Due diligence happens before the contract is signed, which makes it the only stage of the vendor relationship where the organization isn't already committed. It sits at the very start of the vendor lifecycle, ahead of vendor onboarding, ahead of system access, and ahead of any data flowing between the two organizations. Procurement teams often want to move fast at this stage because a deal is waiting to close. Risk teams want to move carefully, because this is the last moment before that vendor's risk becomes a permanent part of the organization's attack surface.
How Is Due Diligence Different From Ongoing Vendor Risk Assessment?
Due diligence is a one-time, pre-contract evaluation, while vendor risk assessment more broadly refers to the recurring evaluations that continue throughout the relationship, at renewal, after a material change, or in response to a new risk signal. Due diligence answers "should we start this relationship?" The ongoing assessment cycle that follows answers "should we continue it?" Skipping due diligence doesn't just delay a problem. It removes the one stage where rejecting a high-risk vendor was still a real option rather than a costly exit.
Why Does Manual Due Diligence Slow Down Vendor Onboarding?
Manual due diligence slows down onboarding because it depends on chasing documents, waiting on vendor responses, and reviewing evidence by hand, none of which scale when a procurement team is vetting dozens of vendors at once. A single SOC 2 report can run well past a hundred pages, and mapping its controls against an organization's required framework by hand takes hours per vendor, repeated every time. The business impact shows up as a backlog. Deals that are otherwise ready to close sit waiting on a security review that hasn't started yet, and that delay gets blamed on security long after the actual bottleneck was a manual process. Accelerating pre-contract due diligence with AI is how leading programs have closed that gap.
Black Kite's AI-powered vendor risk assessments parse vendor documentation and map it to your required frameworks automatically, cutting that review from weeks to hours.
What Regulatory Frameworks Require Documented Due Diligence?
Several regulatory regimes expect organizations to document that vendor due diligence actually happened, not just that a vendor was eventually approved. Financial services oversight bodies, healthcare regulators enforcing HIPAA, and data protection laws like GDPR all place responsibility on the contracting organization for risk introduced by vendors handling regulated data, which makes pre-contract evidence a practical necessity even where the rule itself doesn't spell out the word "due diligence."
The common thread across these regimes is the same: examiners and auditors want a paper trail showing the organization evaluated a vendor's risk before extending trust to it, not a record built after something already went wrong.

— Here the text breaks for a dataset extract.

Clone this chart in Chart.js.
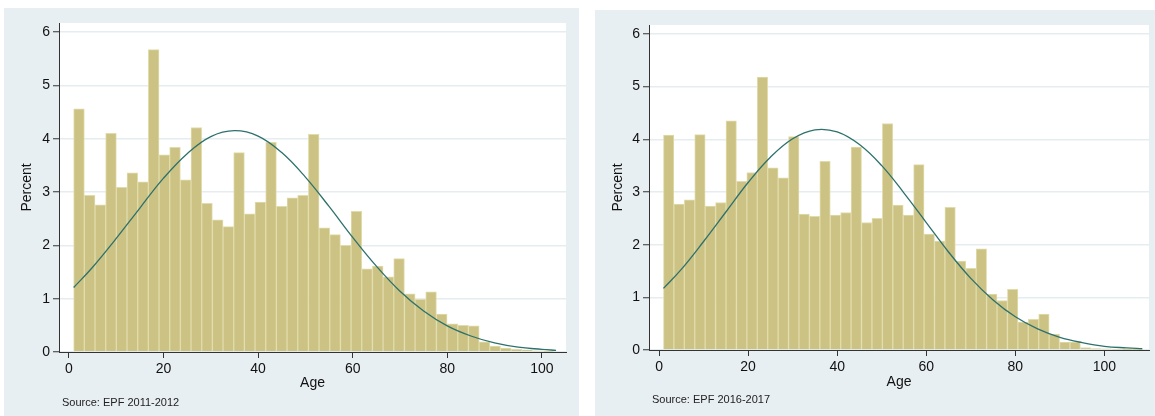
<!DOCTYPE html>
<html>
<head>
<meta charset="utf-8">
<script src="https://cdn.jsdelivr.net/npm/chart.js@4"></script>
<style>
  body { margin: 0; background: #fff; width: 1155px; height: 416px; position: relative; overflow: hidden; font-family: "Liberation Sans", Arial, sans-serif; }
  .panel { position: absolute; background: #e8eff2; }
  .panel canvas { position: absolute; left: 0; top: 0; }
  .source { position: absolute; font-size: 11px; line-height: 13px; color: #222; white-space: nowrap; }
</style>
</head>
<body>
<div class="panel" style="left:4px;top:8px;width:575px;height:408px;">
  <canvas id="c2011" width="575" height="408"></canvas>
  <div class="source" style="left:58px;top:388px;">Source: EPF 2011-2012</div>
</div>
<div class="panel" style="left:595px;top:10px;width:560px;height:406px;">
  <canvas id="c2016" width="560" height="406"></canvas>
  <div class="source" style="left:57px;top:383px;">Source: EPF 2016-2017</div>
</div>
<script>
// percent of people per age bin
const pct2011 = [4.56, 2.94, 2.76, 4.10, 3.09, 3.36, 3.19, 5.67, 3.70, 3.84,
  3.23, 4.21, 2.79, 2.48, 2.35, 3.74, 2.59, 2.81, 3.93, 2.73,
  2.89, 2.94, 4.08, 2.33, 2.20, 2.00, 2.64, 1.56, 1.61, 1.41,
  1.75, 1.09, 0.99, 1.13, 0.71, 0.53, 0.50, 0.49, 0.19, 0.11,
  0.075, 0.05, 0.04, 0.02, 0.01];
const pct2016 = [4.08, 2.77, 2.85, 4.09, 2.73, 2.80, 4.35, 3.20, 3.37, 5.18,
  3.46, 3.27, 4.05, 2.58, 2.54, 3.58, 2.56, 2.61, 3.85, 2.42,
  2.50, 4.30, 2.75, 2.56, 3.52, 2.20, 2.07, 2.71, 1.69, 1.55,
  1.92, 1.06, 0.94, 1.15, 0.53, 0.58, 0.68, 0.30, 0.15, 0.15,
  0.044, 0.025, 0.02, 0.013, 0.006, 0.004];
const binStart2011 = 1, binWidth2011 = 2.256;
const binStart2016 = 1, binWidth2016 = 2.34;

// normal density overlay, read at a few ages
const curveAge2011 = [1, 5, 10, 15, 20, 25, 30, 35, 40, 45, 50, 55, 60, 65, 70, 75, 80, 85, 90, 95, 100, 103];
const curvePct2011 = [1.21, 1.59, 2.13, 2.70, 3.26, 3.72, 4.04, 4.15, 4.05, 3.74, 3.28, 2.73, 2.15, 1.61, 1.14, 0.77, 0.49, 0.30, 0.17, 0.09, 0.05, 0.03];
const curveAge2016 = [1, 5, 10, 15, 20, 25, 30, 35, 40, 45, 50, 55, 60, 65, 70, 75, 80, 85, 90, 95, 100, 105, 108.5];
const curvePct2016 = [1.17, 1.53, 2.06, 2.62, 3.18, 3.66, 4.01, 4.18, 4.14, 3.90, 3.50, 2.98, 2.42, 1.86, 1.36, 0.95, 0.63, 0.40, 0.24, 0.14, 0.07, 0.04, 0.025];

const FONT = "'Liberation Sans', Arial, sans-serif";
const INK = "#111";
const AXIS = "#333";

const whitePlot = {
  id: "whitePlot",
  beforeDraw(chart) {
    const { ctx, chartArea: a } = chart;
    ctx.save();
    ctx.fillStyle = "#fff";
    ctx.fillRect(a.left, a.top, a.right - a.left, a.bottom - a.top);
    ctx.restore();
  },
};

function histogram(id, o) {
  const bars = o.pct.map((v, i) => ({ x: o.start + (i + 0.5) * o.width, y: v }));
  const curve = o.curveAge.map((a, i) => ({ x: a, y: o.curvePct[i] }));
  return new Chart(document.getElementById(id), {
    type: "bar",
    data: {
      datasets: [
        { type: "line", data: curve, borderColor: "#2d716d", borderWidth: 1.3, pointRadius: 0, tension: 0.4, order: 0 },
        { data: bars, backgroundColor: "#cbc283", borderColor: "#e1dcab", borderWidth: 1, barPercentage: 1, categoryPercentage: 1, order: 1 },
      ],
    },
    options: {
      responsive: false,
      animation: false,
      layout: { padding: { left: 0, top: 15, right: o.padRight, bottom: 0 } },
      plugins: { legend: { display: false }, tooltip: { enabled: false } },
      scales: {
        x: {
          type: "linear", min: o.xMin, max: o.xMax, offset: false,
          afterFit: (s) => { s.height = o.xAxisH; },
          ticks: { stepSize: 20, includeBounds: false, padding: 3, maxRotation: 0, color: INK, font: { size: 14, family: FONT } },
          grid: { offset: false, drawOnChartArea: false, tickLength: 6, tickColor: AXIS, tickWidth: 1 },
          border: { color: AXIS, width: 1 },
          title: { display: true, text: "Age", color: INK, font: { size: 14, family: FONT }, padding: { top: 0, bottom: o.agePad } },
        },
        y: {
          min: 0, max: 6.17,
          afterFit: (s) => { s.width = o.yAxisW; },
          ticks: { stepSize: 1, includeBounds: false, padding: 3, color: INK, font: { size: 14, family: FONT } },
          grid: { color: "#e5edf0", lineWidth: 1.5, tickLength: 6, tickColor: AXIS, tickWidth: 1 },
          border: { color: AXIS, width: 1 },
          title: { display: true, text: "Percent", color: INK, font: { size: 14, family: FONT }, padding: { top: 15, bottom: 0 } },
        },
      },
    },
    plugins: [whitePlot],
  });
}

histogram("c2011", {
  pct: pct2011, start: binStart2011, width: binWidth2011,
  curveAge: curveAge2011, curvePct: curvePct2011,
  xMin: -2.1, xMax: 105.1, padRight: 13, xAxisH: 64, yAxisW: 55, agePad: 24,
});
histogram("c2016", {
  pct: pct2016, start: binStart2016, width: binWidth2016,
  curveAge: curveAge2016, curvePct: curvePct2016,
  xMin: -2.25, xMax: 110.0, padRight: 6, xAxisH: 66, yAxisW: 54, agePad: 25,
});
</script>
</body>
</html>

What's the Cost of Skipping Due Diligence on a Critical Vendor?
Skipping or rushing due diligence on a critical vendor means inheriting whatever risk that vendor already carries, without ever having the chance to catch it before the contract was signed. Black Kite's research shows that 67% of known third-party breaches now involve ransomware, and a meaningful share of those incidents trace back to a vendor relationship that was never properly vetted at the start. The cost isn't abstract. It's the breach notification, the regulatory inquiry, and the customer churn that follows a vendor incident your organization had no contractual leverage to prevent because it never asked the right questions before signing.
Frequently Asked Questions About Due Diligence
Who owns due diligence inside an organization?

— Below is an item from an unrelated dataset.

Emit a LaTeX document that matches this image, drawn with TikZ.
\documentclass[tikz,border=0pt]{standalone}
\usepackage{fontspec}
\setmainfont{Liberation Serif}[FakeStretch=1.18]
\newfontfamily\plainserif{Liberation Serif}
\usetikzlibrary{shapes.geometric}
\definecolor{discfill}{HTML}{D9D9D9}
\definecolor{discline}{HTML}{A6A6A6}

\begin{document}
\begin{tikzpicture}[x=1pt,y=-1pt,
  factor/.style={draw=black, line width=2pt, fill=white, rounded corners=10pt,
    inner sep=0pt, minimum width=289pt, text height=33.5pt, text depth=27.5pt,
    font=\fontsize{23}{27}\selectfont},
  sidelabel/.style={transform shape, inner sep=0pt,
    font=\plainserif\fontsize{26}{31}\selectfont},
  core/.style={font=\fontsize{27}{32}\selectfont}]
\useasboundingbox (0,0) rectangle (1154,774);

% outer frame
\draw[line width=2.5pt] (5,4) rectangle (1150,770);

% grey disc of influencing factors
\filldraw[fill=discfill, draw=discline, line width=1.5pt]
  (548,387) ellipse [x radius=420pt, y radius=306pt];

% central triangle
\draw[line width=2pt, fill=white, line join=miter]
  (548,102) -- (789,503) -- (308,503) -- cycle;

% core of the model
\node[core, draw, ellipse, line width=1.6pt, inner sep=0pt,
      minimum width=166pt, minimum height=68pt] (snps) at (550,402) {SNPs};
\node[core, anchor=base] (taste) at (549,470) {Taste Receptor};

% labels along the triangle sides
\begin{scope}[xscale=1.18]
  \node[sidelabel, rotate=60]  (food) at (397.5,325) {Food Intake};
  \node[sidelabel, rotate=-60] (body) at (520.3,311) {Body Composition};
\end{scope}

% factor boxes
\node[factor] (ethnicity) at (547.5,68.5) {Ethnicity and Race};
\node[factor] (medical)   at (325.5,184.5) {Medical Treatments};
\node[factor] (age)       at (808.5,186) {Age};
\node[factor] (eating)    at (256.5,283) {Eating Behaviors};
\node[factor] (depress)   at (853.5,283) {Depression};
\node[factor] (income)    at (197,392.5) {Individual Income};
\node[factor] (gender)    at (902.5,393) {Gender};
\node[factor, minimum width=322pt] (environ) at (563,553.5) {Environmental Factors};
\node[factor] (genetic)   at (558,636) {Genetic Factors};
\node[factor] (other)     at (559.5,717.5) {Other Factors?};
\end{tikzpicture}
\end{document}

Ownership typically sits with procurement, security, or risk teams jointly, with security or risk holding veto power over vendors that fail to meet a minimum bar. Splitting ownership without a clear veto path is one of the most common reasons high-risk vendors slip through.
How detailed should due diligence be for a low-risk vendor?
Due diligence should scale with criticality. A vendor with no access to sensitive systems or data warrants a lighter review than one handling regulated data, but every vendor should clear a documented minimum bar, even a brief one, before a contract is signed.